Bill McDonough appelle à reconsidérer le carbone dans l’économie circulaire

  • Célèbre défenseur de la conception durable, Bill McDonough explique le rôle de premier plan de l'Arabie Saoudite dans la transition énergétique mondiale
  • « Cela nécessite un comportement héroïque énorme. Faisons quelque chose au cours des 10 prochaines années qui étonnera nos enfants »

Bill McDonough n'a pas mâché ses mots en disant : « C’est un problème très, très grave. La science est claire et les signaux sont vraiment effrayants. Regardons les choses en face », a-t-il déclaré lors d'une réunion d'une heure via le Zoom depuis son domicile en Virginie aux États-Unis.

Il parlait de la menace de la pollution de l'environnement et du changement climatique qui en résulte pour l'humanité, et il est bien qualifié pour en parler. Nommé « Un héros pour la planète » par le magazine Time, c’est le seul lauréat du Prix du président américain pour le développement durable. McDonough est considéré comme le « père de l'économie circulaire », stratégie qui vise à transformer les vies et les moyens de subsistance de l'humanité - avant qu'une catastrophe écologique ne fasse cela.

Actuellement, McDonough s'est associé à l'Arabie Saoudite pour relever ce défi, en particulier, pour déterminer la place des hydrocarbures – l’élément vital du Royaume -  dans la transition énergétique à venir.

« Cela nécessite un comportement héroïque énorme. Faisons quelque chose au cours des 10 prochaines années qui étonnera nos enfants », a-t-il dit, tout en soulignant l’ampleur du défi.

Ce message ne serait pas déplacé dans les prédications de nombreux agitateurs environnementaux, mais McDonough y apporte un pedigree intellectuel et un bilan d'application pragmatique.  Quand il dit: « Je vais concevoir des bâtiments comme des arbres », c’est bien plus qu’un simple slogan.

Né à Tokyo, depuis son enfance, McDonough réfléchit à de grandes questions comme la destruction d'Hiroshima par la bombe atomique, s’impliquant dans la physique, la chimie et les relations internationales avant de se lancer dans l'architecture en tant que profession.

Le concept « d'économie circulaire » est né pendant son travail de conception de bâtiments régénératifs sur le principe du « berceau au berceau » - l'idée que les constructions humaines doivent être construites en pensant nettement aux générations futures.

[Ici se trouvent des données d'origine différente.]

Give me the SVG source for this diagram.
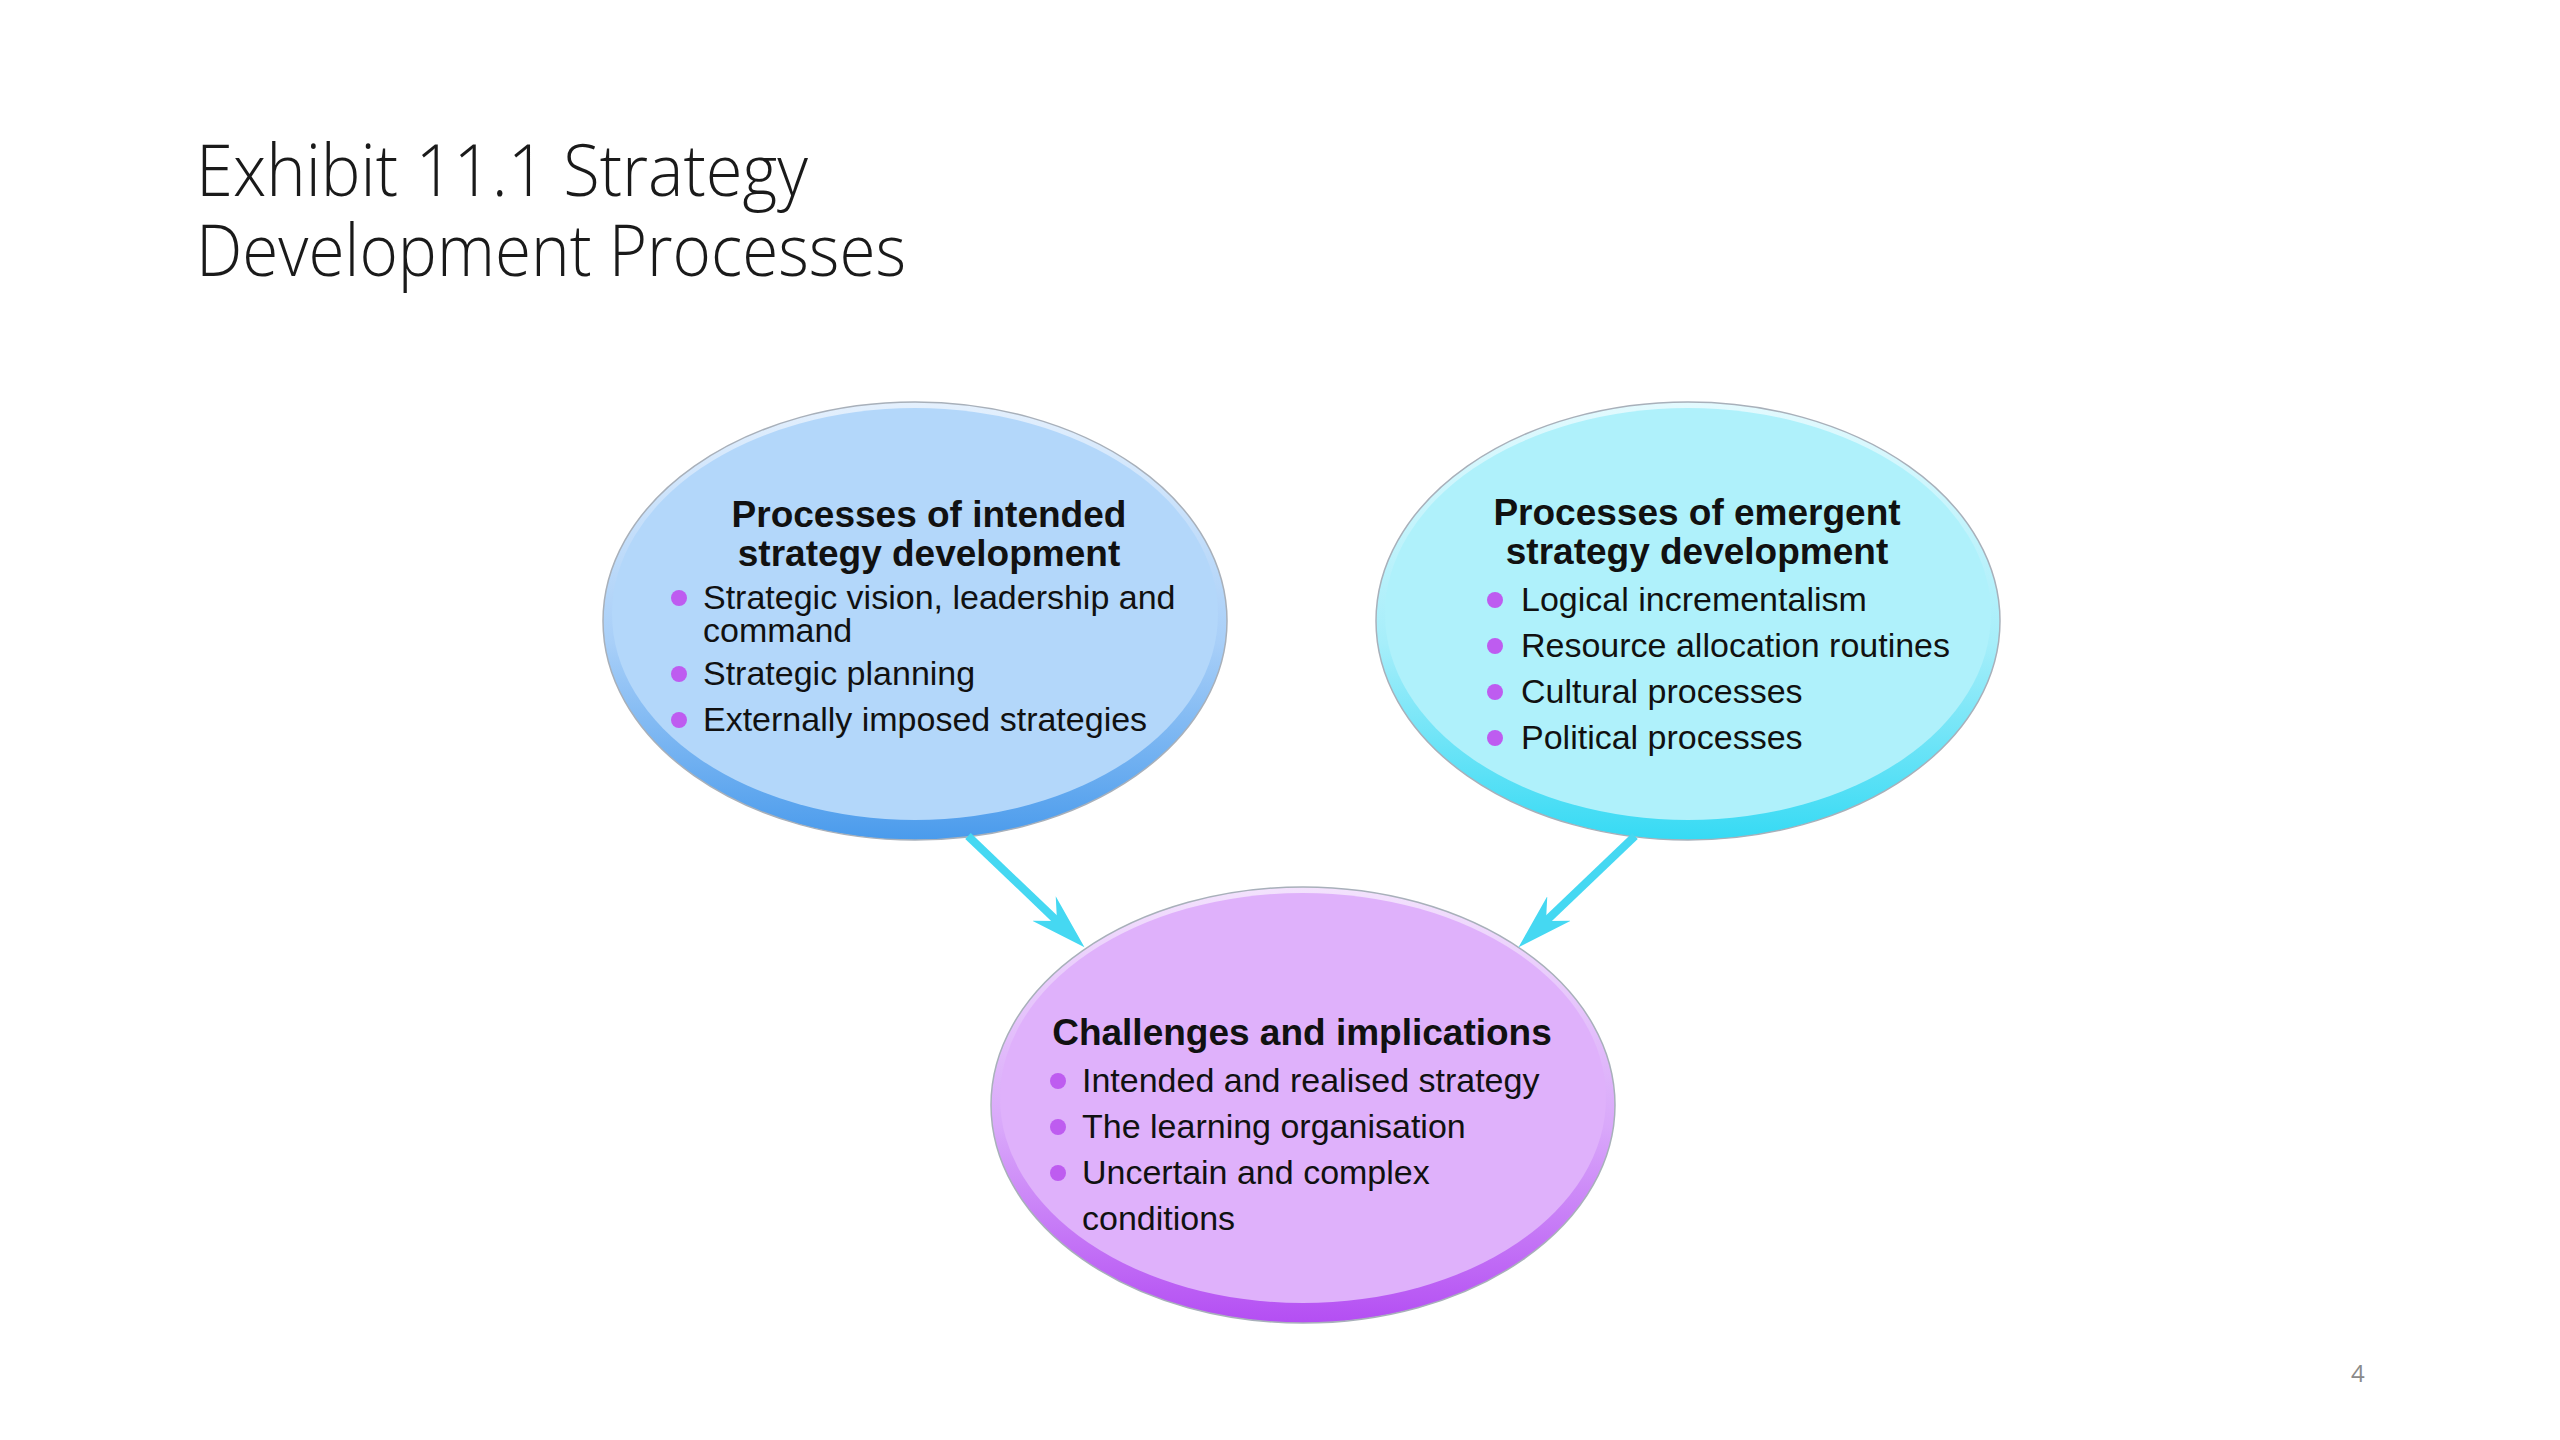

La reconnaissance internationale de son travail a augmenté régulièrement depuis les années 1990, où les gens deviennent soucieux de l'environnement, jusqu'à la publication - avec Michael Braungart - du livre «Du berceau au berceau - Refaire notre façon de transformer les choses » en 2002.

Les principes du livre ont été adoptés par le gouvernement chinois dans ses plans quinquennaux et par le Forum économique mondial en 2014. À Davos, McDonough a construit une structure appelée ICE House - avec l'aide de SABIC d'Arabie Saoudite - pour illustrer le concept de prototype durable.

Cette collaboration avec le Royaume témoigne d'une relation de plus en plus étroite. McDonough avait auparavant rencontré le prince Abdul Aziz bin Salman, le ministre saoudien de l'énergie, et avait trouvé un auditeur enthousiaste pour ses idées.

« Je sais que c'était naturel pour lui, tout était intrinsèque à sa pensée. L'une des parties les plus élégantes du dialogue est que j'aime vraiment travailler avec lui, parler à quelqu'un qui a pensé aussi profondément à cela », a déclaré McDonough en décrivant le prince, qui a fait de l'efficacité énergétique une clé de voûte de la stratégie énergétique du Royaume.

Ces conversations l'ont amené à réfléchir davantage au rôle du carbone dans le modèle circulaire, qui avait trois principes directeurs.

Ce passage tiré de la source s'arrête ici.